◆ **Exercise material**
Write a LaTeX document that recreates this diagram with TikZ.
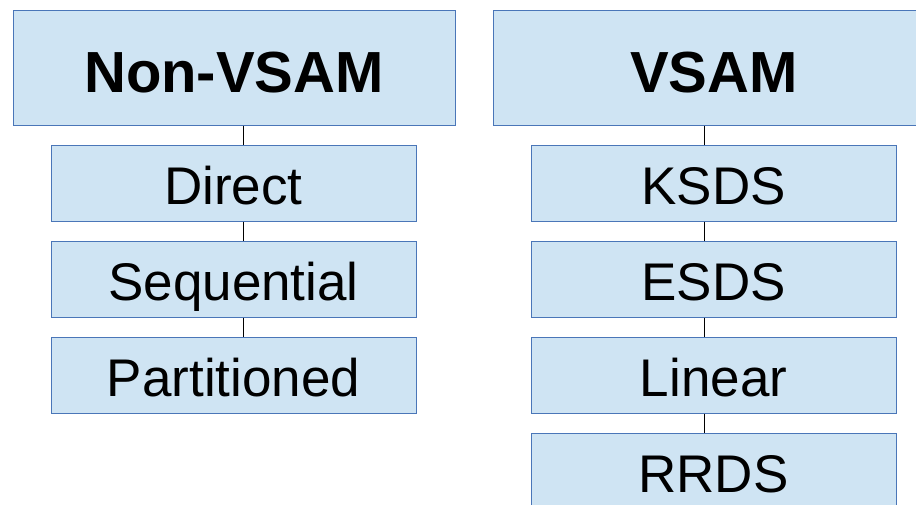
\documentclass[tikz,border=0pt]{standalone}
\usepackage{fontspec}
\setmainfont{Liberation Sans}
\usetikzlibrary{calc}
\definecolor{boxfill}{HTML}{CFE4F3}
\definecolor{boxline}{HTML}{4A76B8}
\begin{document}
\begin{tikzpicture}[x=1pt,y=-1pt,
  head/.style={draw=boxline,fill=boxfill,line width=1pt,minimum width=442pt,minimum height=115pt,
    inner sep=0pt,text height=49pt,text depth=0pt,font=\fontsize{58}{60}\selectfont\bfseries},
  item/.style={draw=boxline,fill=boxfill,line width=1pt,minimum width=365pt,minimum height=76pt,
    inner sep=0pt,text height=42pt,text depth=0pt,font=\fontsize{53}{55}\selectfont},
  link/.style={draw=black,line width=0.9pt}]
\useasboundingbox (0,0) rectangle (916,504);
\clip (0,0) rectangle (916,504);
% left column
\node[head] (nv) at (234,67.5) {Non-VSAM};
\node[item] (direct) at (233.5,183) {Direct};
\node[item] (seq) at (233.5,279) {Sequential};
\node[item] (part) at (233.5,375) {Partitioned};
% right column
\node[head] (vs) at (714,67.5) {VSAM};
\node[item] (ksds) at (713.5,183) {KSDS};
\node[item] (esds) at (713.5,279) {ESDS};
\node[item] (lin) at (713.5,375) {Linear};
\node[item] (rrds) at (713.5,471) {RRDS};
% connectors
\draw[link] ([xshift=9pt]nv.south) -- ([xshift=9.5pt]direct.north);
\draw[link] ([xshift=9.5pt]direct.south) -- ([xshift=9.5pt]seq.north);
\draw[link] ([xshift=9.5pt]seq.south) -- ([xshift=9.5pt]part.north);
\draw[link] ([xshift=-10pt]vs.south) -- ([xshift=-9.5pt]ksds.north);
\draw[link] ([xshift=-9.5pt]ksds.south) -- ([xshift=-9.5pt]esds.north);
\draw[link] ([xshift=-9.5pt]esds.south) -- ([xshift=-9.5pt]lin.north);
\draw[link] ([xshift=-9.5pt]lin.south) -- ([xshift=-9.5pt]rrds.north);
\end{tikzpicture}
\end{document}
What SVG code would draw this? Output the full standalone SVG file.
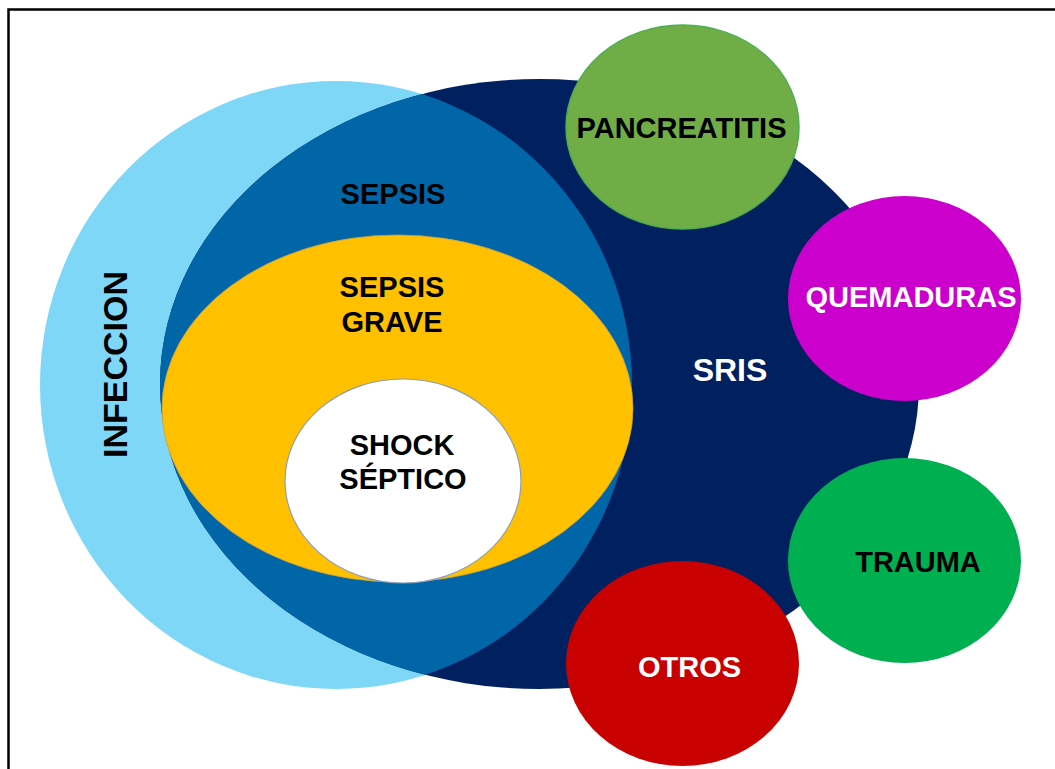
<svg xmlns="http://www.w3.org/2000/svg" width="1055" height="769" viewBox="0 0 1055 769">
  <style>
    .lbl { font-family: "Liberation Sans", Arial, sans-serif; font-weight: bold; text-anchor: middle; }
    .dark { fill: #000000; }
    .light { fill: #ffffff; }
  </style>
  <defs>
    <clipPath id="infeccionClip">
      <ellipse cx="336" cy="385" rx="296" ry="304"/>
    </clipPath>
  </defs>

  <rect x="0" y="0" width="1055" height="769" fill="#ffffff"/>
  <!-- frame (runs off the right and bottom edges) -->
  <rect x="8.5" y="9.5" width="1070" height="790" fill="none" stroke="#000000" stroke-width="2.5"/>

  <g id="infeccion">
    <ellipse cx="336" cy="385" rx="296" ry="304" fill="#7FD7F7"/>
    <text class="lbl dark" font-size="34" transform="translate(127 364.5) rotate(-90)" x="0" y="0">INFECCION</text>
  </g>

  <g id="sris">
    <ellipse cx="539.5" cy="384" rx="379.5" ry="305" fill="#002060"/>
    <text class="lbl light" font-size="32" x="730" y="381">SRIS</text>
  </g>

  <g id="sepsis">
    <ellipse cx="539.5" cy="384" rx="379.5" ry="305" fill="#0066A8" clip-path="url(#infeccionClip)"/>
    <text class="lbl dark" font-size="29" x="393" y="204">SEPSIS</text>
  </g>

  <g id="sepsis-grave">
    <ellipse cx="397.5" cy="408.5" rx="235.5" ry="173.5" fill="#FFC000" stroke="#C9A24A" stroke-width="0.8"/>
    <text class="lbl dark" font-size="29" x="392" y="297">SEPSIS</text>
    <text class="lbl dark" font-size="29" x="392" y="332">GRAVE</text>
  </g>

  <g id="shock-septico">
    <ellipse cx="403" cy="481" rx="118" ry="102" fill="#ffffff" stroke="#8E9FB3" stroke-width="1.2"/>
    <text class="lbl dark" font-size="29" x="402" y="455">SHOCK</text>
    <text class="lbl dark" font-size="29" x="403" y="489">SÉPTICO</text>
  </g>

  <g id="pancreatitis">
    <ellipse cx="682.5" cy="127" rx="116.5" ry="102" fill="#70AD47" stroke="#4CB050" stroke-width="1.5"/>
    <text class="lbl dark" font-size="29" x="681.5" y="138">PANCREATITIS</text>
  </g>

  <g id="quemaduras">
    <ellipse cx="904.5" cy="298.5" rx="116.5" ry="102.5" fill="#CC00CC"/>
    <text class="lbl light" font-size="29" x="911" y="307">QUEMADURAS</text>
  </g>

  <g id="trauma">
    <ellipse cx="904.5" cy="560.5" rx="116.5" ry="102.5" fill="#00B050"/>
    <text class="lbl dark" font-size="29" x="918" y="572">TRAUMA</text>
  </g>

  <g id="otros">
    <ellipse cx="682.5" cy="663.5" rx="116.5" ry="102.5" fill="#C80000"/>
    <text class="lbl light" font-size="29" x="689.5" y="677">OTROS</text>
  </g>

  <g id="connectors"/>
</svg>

◆ **Objective**
Using the records above, output their complete text exactly, minus any images.

◆ **Task result**
Write a LaTeX document that recreates this diagram with TikZ.
\documentclass[tikz,border=0pt]{standalone}
\usepackage{fontspec}
\setmainfont{Liberation Sans}
\usetikzlibrary{calc}
\definecolor{boxfill}{HTML}{CFE4F3}
\definecolor{boxline}{HTML}{4A76B8}
\begin{document}
\begin{tikzpicture}[x=1pt,y=-1pt,
  head/.style={draw=boxline,fill=boxfill,line width=1pt,minimum width=442pt,minimum height=115pt,
    inner sep=0pt,text height=49pt,text depth=0pt,font=\fontsize{58}{60}\selectfont\bfseries},
  item/.style={draw=boxline,fill=boxfill,line width=1pt,minimum width=365pt,minimum height=76pt,
    inner sep=0pt,text height=42pt,text depth=0pt,font=\fontsize{53}{55}\selectfont},
  link/.style={draw=black,line width=0.9pt}]
\useasboundingbox (0,0) rectangle (916,504);
\clip (0,0) rectangle (916,504);
% left column
\node[head] (nv) at (234,67.5) {Non-VSAM};
\node[item] (direct) at (233.5,183) {Direct};
\node[item] (seq) at (233.5,279) {Sequential};
\node[item] (part) at (233.5,375) {Partitioned};
% right column
\node[head] (vs) at (714,67.5) {VSAM};
\node[item] (ksds) at (713.5,183) {KSDS};
\node[item] (esds) at (713.5,279) {ESDS};
\node[item] (lin) at (713.5,375) {Linear};
\node[item] (rrds) at (713.5,471) {RRDS};
% connectors
\draw[link] ([xshift=9pt]nv.south) -- ([xshift=9.5pt]direct.north);
\draw[link] ([xshift=9.5pt]direct.south) -- ([xshift=9.5pt]seq.north);
\draw[link] ([xshift=9.5pt]seq.south) -- ([xshift=9.5pt]part.north);
\draw[link] ([xshift=-10pt]vs.south) -- ([xshift=-9.5pt]ksds.north);
\draw[link] ([xshift=-9.5pt]ksds.south) -- ([xshift=-9.5pt]esds.north);
\draw[link] ([xshift=-9.5pt]esds.south) -- ([xshift=-9.5pt]lin.north);
\draw[link] ([xshift=-9.5pt]lin.south) -- ([xshift=-9.5pt]rrds.north);
\end{tikzpicture}
\end{document}
What SVG code would draw this? Output the full standalone SVG file.
<svg xmlns="http://www.w3.org/2000/svg" width="1055" height="769" viewBox="0 0 1055 769">
  <style>
    .lbl { font-family: "Liberation Sans", Arial, sans-serif; font-weight: bold; text-anchor: middle; }
    .dark { fill: #000000; }
    .light { fill: #ffffff; }
  </style>
  <defs>
    <clipPath id="infeccionClip">
      <ellipse cx="336" cy="385" rx="296" ry="304"/>
    </clipPath>
  </defs>

  <rect x="0" y="0" width="1055" height="769" fill="#ffffff"/>
  <!-- frame (runs off the right and bottom edges) -->
  <rect x="8.5" y="9.5" width="1070" height="790" fill="none" stroke="#000000" stroke-width="2.5"/>

  <g id="infeccion">
    <ellipse cx="336" cy="385" rx="296" ry="304" fill="#7FD7F7"/>
    <text class="lbl dark" font-size="34" transform="translate(127 364.5) rotate(-90)" x="0" y="0">INFECCION</text>
  </g>

  <g id="sris">
    <ellipse cx="539.5" cy="384" rx="379.5" ry="305" fill="#002060"/>
    <text class="lbl light" font-size="32" x="730" y="381">SRIS</text>
  </g>

  <g id="sepsis">
    <ellipse cx="539.5" cy="384" rx="379.5" ry="305" fill="#0066A8" clip-path="url(#infeccionClip)"/>
    <text class="lbl dark" font-size="29" x="393" y="204">SEPSIS</text>
  </g>

  <g id="sepsis-grave">
    <ellipse cx="397.5" cy="408.5" rx="235.5" ry="173.5" fill="#FFC000" stroke="#C9A24A" stroke-width="0.8"/>
    <text class="lbl dark" font-size="29" x="392" y="297">SEPSIS</text>
    <text class="lbl dark" font-size="29" x="392" y="332">GRAVE</text>
  </g>

  <g id="shock-septico">
    <ellipse cx="403" cy="481" rx="118" ry="102" fill="#ffffff" stroke="#8E9FB3" stroke-width="1.2"/>
    <text class="lbl dark" font-size="29" x="402" y="455">SHOCK</text>
    <text class="lbl dark" font-size="29" x="403" y="489">SÉPTICO</text>
  </g>

  <g id="pancreatitis">
    <ellipse cx="682.5" cy="127" rx="116.5" ry="102" fill="#70AD47" stroke="#4CB050" stroke-width="1.5"/>
    <text class="lbl dark" font-size="29" x="681.5" y="138">PANCREATITIS</text>
  </g>

  <g id="quemaduras">
    <ellipse cx="904.5" cy="298.5" rx="116.5" ry="102.5" fill="#CC00CC"/>
    <text class="lbl light" font-size="29" x="911" y="307">QUEMADURAS</text>
  </g>

  <g id="trauma">
    <ellipse cx="904.5" cy="560.5" rx="116.5" ry="102.5" fill="#00B050"/>
    <text class="lbl dark" font-size="29" x="918" y="572">TRAUMA</text>
  </g>

  <g id="otros">
    <ellipse cx="682.5" cy="663.5" rx="116.5" ry="102.5" fill="#C80000"/>
    <text class="lbl light" font-size="29" x="689.5" y="677">OTROS</text>
  </g>

  <g id="connectors"/>
</svg>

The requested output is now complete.